The man nods and uses a surprisingly clean rag tucked at his waist to wipe down the surfboard. “This is a tough part of the Way,” he says. “The Meseta.”
“They’re all tough, surely?” Daniel says. As hard and hot as today’s walk has been, Daniel knows the Pyrenees were no picnic either. Straight up for miles and then a femur-jarring descent on loose rocks after you finally made it over the pass. His shattered kneecaps felt like a box of cornflakes afterward. Some people didn’t even make it over the mountain range. There had been deaths, heart attacks from the effort, or people who got caught out on the peaks after dark or in storms. Daniel was in decent enough shape, but it had still taken him eight hours to hike the pass.
“Each of the three stages is challenging in its own way,” the hippy says, still polishing the bar.
The faded denim irises of his eyes are surprisingly clear as he lifts them up to Daniel. They mesmerize Daniel slightly.
“And what are the three stages?” Daniel asks, putting his glass back down unemptied. He is still unable to look away.
“Well, the first part of the Camino is for the body,” the hippy says, dropping his gaze and the polishing rag to fetch the burning cigarette. It’s been resting perilously until now, the lit end jutting from its perch on the board. “You either get strong or end up in the hospital in the first part.”
Daniel remembers his cereal-box knees and nods in agreement.
“The second part is for the mind,” the bartender continues, pulling the smoke of his hand-rolled deep into his lungs. Daniel can see the rib cage of his skinny, hairless chest expand. “The same meseta landscape for days,” he tells Daniel. “Nothing to feed the brain but an endless pancake of open ground. A pilgrim’s thoughts turn inward. You can start to lose your grip with the monotony in the second part.”
Daniel nods again. This is the phase they are in now and, despite everything, he’s glad to have someone with him. He doesn’t know what his mind might do with that monotony if he had only himself and his darker thoughts to break up the scenery.
“What’s the last part for?” he asks, lifting the drink to his lips. This time the gin tastes sour. He grimaces.
“The soul.”
“Aye, Santiago,” Daniel says. “The cathedral.”
“Not just the cathedral, my friend. Everything that leads up to the cathedral. Everything you were hoping to find there.”
“Like the bones of Saint James?” Daniel says, his cynicism returning.
“Is that why you’re walking five hundred miles, for some two-thousand-year-old bones?”
“Surely the Catholic Church has more impressive skeletons in the closet,” Daniel says, trying to lighten the conversation with a whiff of sacrilege.

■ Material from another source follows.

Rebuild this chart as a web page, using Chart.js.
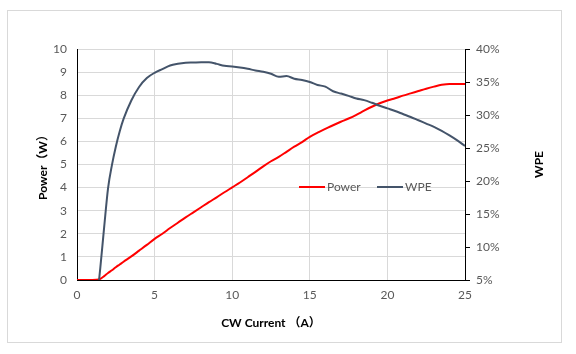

The hippy lets it drift away before he goes on. “No matter what you think you’ll find in Santiago, it all comes down to faith, my friend. Faith that there is something you are walking toward. Something that will alter you as a person.” He leans his elbows on the surfboard bar and blows two smoke rings up and to the right, one inside the other. They float past the fake palm tree then disappear. “Not all have a life-changing experience when they finish the Camino,” he says, turning his attention back to Daniel. “Oh, some say they do, but it is like the story of the Emperor and his new clothes. The naked truth is they walked all that way and found nothing at the end of it.”